I think we need to write up and demand our own stimulus program for the government to save our small businesses to provide employment in our community. Our inner cities and rural farmers are being left out of the current federal funding in a big way. I know of some funding of small programs but not at the level of other groups. We live in older homes that need weatherizing, cars that are older but due to high unemployment could not take advantage of the cash for clunkers program. Our businesses are too small to qualify under most small business loan programs and do not meet some of the required qualification barriers set in place by agencies. So we need our own stimulus program to meet our unique situation.
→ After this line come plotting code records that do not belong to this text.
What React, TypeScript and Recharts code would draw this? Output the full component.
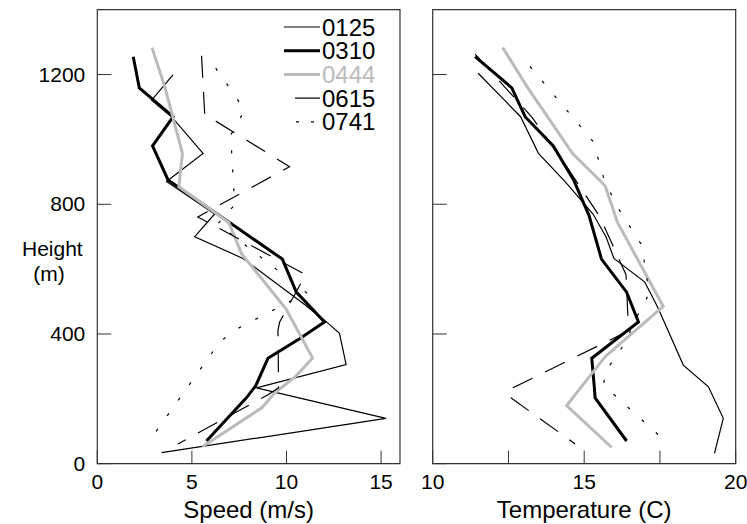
import React from 'react';
import { ScatterChart, Scatter, XAxis, YAxis, ReferenceArea } from 'recharts';

// [height (m), value] pairs
const speed0125: [number, number][] = [
  [1199, 4.0], [1121, 2.87], [1070, 3.92], [957, 5.59], [870, 3.66], [770, 6.2], [700, 5.15],
  [633, 7.7], [495, 10.87], [438, 12.1], [402, 12.8], [306, 13.15], [234, 8.41], [140, 15.26], [34, 3.4],
];
const speed0310: [number, number][] = [
  [1255, 1.9], [1159, 2.22], [1070, 4.01], [980, 2.92], [875, 3.74], [765, 6.47], [631, 9.78],
  [529, 10.52], [437, 12.01], [385, 10.69], [325, 9.02], [240, 8.37], [203, 7.88], [70, 5.77],
];
const speed0444: [number, number][] = [
  [1283, 2.89], [1162, 3.57], [957, 4.5], [854, 4.31], [744, 6.95], [647, 7.63], [477, 9.98],
  [326, 11.38], [269, 10.48], [218, 9.37], [173, 8.71], [52, 5.55],
];
const speed0615: [number, number][] = [
  [1258, 5.51], [1075, 5.68], [1068, 5.94], [916, 10.16], [761, 5.31], [583, 11.01], [437, 9.64],
  [412, 9.55], [234, 9.58], [212, 9.0], [61, 4.26],
];
const speed0741: [number, number][] = [
  [1220, 6.26], [1091, 7.79], [1013, 7.05], [798, 7.26], [740, 6.37], [527, 11.06], [412, 7.26],
  [375, 6.47], [73, 2.78],
];

const temp0125: [number, number][] = [
  [1204, 11.5], [1121, 12.37], [1070, 12.9], [957, 13.49], [870, 14.37], [770, 15.29], [700, 15.72],
  [633, 15.98], [560, 17.0], [495, 17.36], [467, 17.5], [304, 18.27], [237, 19.1], [140, 19.59], [32, 19.3],
];
const temp0310: [number, number][] = [
  [1255, 11.4], [1159, 12.61], [1070, 13.05], [980, 13.98], [875, 14.65], [765, 15.16], [631, 15.57],
  [529, 16.4], [437, 16.79], [325, 15.25], [240, 15.33], [203, 15.36], [70, 16.4],
];
const temp0444: [number, number][] = [
  [1283, 12.31], [1156, 13.16], [1070, 13.79], [957, 14.61], [857, 15.69], [744, 16.1], [485, 17.61],
  [330, 15.69], [179, 14.42], [50, 15.91],
];
const temp0615: [number, number][] = [
  [1263, 11.4], [1068, 13.28], [915, 14.43], [761, 15.52], [583, 16.38], [437, 16.45], [409, 16.45],
  [234, 12.65], [212, 12.45], [61, 14.7],
];
const temp0741: [number, number][] = [
  [1225, 13.21], [993, 15.3], [885, 15.63], [798, 16.05], [674, 16.9], [527, 17.14], [474, 16.9],
  [438, 16.59], [387, 16.46], [289, 15.74], [243, 15.63], [73, 17.64],
];

const names = ['0125', '0310', '0444', '0615', '0741'];
const heightTicks = [0, 400, 800, 1200];
const speedTicks = [0, 5, 10, 15];
const tempTicks = [10, 12.5, 15, 17.5, 20];
const tempLabels = [10, 15, 20];

const styles: Record<string, { stroke: string; width: number; dash?: string }> = {
  '0125': { stroke: '#000', width: 1.2 },
  '0310': { stroke: '#000', width: 3 },
  '0444': { stroke: '#bbbbbb', width: 3 },
  '0615': { stroke: '#000', width: 1.2, dash: '22 14' },
  '0741': { stroke: '#000', width: 1.2, dash: '3 16' },
};

const FONT = '"Liberation Sans", Arial, sans-serif';
const toRows = (pairs: [number, number][]) => pairs.map(([h, v]) => ({ h, v }));

const XTick = ({ x, y, payload, labels }: any) => (
  <g>
    <line x1={x} x2={x} y1={y} y2={y - 13} stroke="#333" strokeWidth={1} />
    {(!labels || labels.includes(payload.value)) && (
      <text x={x} y={y + 25} textAnchor="middle" fontSize={21} fontFamily={FONT} fill="#000">
        {payload.value}
      </text>
    )}
  </g>
);

const YTick = ({ x, y, payload, showLabel }: any) => (
  <g>
    <line x1={x} x2={x + 14} y1={y} y2={y} stroke="#333" strokeWidth={1} />
    {showLabel && (
      <text x={x - 12} y={y + 7} textAnchor="end" fontSize={21} fontFamily={FONT} fill="#000">
        {payload.value}
      </text>
    )}
  </g>
);

const LegendBox = () => (
  <svg width={110} height={125} style={{ fontFamily: FONT, display: 'block' }}>
    {names.map((n, i) => {
      const s = styles[n];
      const y = 12 + i * 23.7;
      const x1 = n === '0615' ? 11 : n === '0741' ? 12 : 0;
      return (
        <g key={n}>
          <line x1={x1} x2={36} y1={y} y2={y} stroke={s.stroke} strokeWidth={s.width}
            strokeDasharray={n === '0741' ? '3 12' : undefined} />
          <text x={38} y={y + 8.5} fontSize={24} fill={n === '0444' ? '#bbbbbb' : '#000'}>{n}</text>
        </g>
      );
    })}
  </svg>
);

const series = (sets: [number, number][][]) =>
  names.map((n, i) => {
    const s = styles[n];
    return (
      <Scatter key={n} name={n} data={toRows(sets[i])} fill={s.stroke} shape={() => <g />}
        line={{ stroke: s.stroke, strokeWidth: s.width, strokeDasharray: s.dash, fill: 'none' }}
        lineType="joint" isAnimationActive={false} />
    );
  });

export default function App() {
  return (
    <div style={{ position: 'absolute', left: 0, top: 0, width: 747, height: 524, background: '#fff', fontFamily: FONT }}>
      <div style={{ position: 'absolute', left: 0, top: 0 }}>
        <ScatterChart width={420} height={524} margin={{ top: 9.7, right: 20, bottom: 0, left: 0 }}>
          <XAxis type="number" dataKey="v" domain={[0, 16]} ticks={speedTicks} height={60.3}
            axisLine={false} tickLine={false} tickSize={0} tickMargin={0} allowDataOverflow
            tick={<XTick />}
            label={{ value: 'Speed (m/s)', position: 'insideBottom', offset: 6, fontSize: 24, fill: '#000', fontFamily: FONT }} />
          <YAxis type="number" dataKey="h" domain={[0, 1400]} ticks={heightTicks} width={97.3}
            axisLine={false} tickLine={false} tickSize={0} tickMargin={0} allowDataOverflow
            tick={(p: any) => <YTick {...p} showLabel />} />
          <ReferenceArea x1={0} x2={16} y1={0} y2={1400} fill="none" stroke="#333" strokeWidth={1.2} ifOverflow="visible" />
          {series([speed0125, speed0310, speed0444, speed0615, speed0741])}
        </ScatterChart>
        <div style={{ position: 'absolute', left: 22, top: 236, fontSize: 21, lineHeight: '25px', textAlign: 'center', width: 54 }}>
          Height<br />(m)
        </div>
        <div style={{ position: 'absolute', left: 284, top: 15 }}>
          <LegendBox />
        </div>
      </div>
      <div style={{ position: 'absolute', left: 420, top: 0 }}>
        <ScatterChart width={327} height={524} margin={{ top: 9.7, right: 11.3, bottom: 0, left: 0 }}>
          <XAxis type="number" dataKey="v" domain={[10, 20]} ticks={tempTicks} height={60.3}
            axisLine={false} tickLine={false} tickSize={0} tickMargin={0} allowDataOverflow
            tick={<XTick labels={tempLabels} />}
            label={{ value: 'Temperature (C)', position: 'insideBottom', offset: 6, fontSize: 24, fill: '#000', fontFamily: FONT }} />
          <YAxis type="number" dataKey="h" domain={[0, 1400]} ticks={heightTicks} width={12.7}
            axisLine={false} tickLine={false} tickSize={0} tickMargin={0} allowDataOverflow
            tick={<YTick />} />
          <ReferenceArea x1={10} x2={20} y1={0} y2={1400} fill="none" stroke="#333" strokeWidth={1.2} ifOverflow="visible" />
          {series([temp0125, temp0310, temp0444, temp0615, temp0741])}
        </ScatterChart>
      </div>
    </div>
  );
}
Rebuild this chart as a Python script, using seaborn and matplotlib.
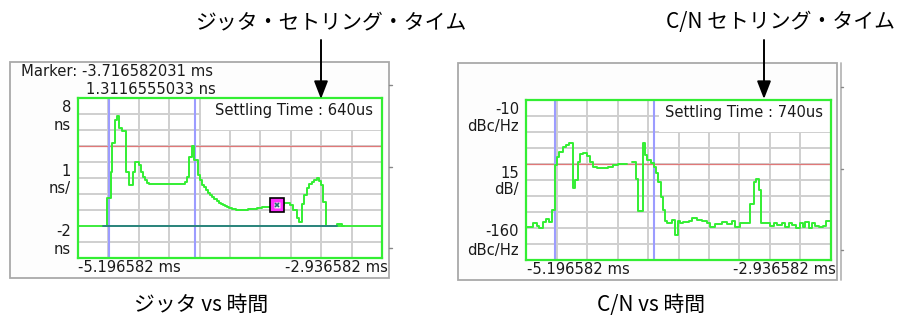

I urge congress to look at a domestic plan that will include a special stimulus package that will address this problem in the African American community. I urge our local representatives to request the administration use the unused stimulus money to help us develop short and long range plans that will become self-sustaining. Some of us still believe in the American Dream and the election of President Barack Obama rekindled that dream but we woke up in a nightmare of unemployment, foreclosure and lost savings that has continued to remind us of being kicked off of the sharecropping farm. Let congress reawaken that bright dream of prosperity and that “you can make it if you try” attitude we once had. To the Black community let us get busy and write down our ideas to expand our businesses by employing others. Let us collaborate and to combine our talents and resources to make an argument to show that we are serious. As the Black Press has said for almost two hundred years “for too long we have allowed others to speak for us” let our voices be heard.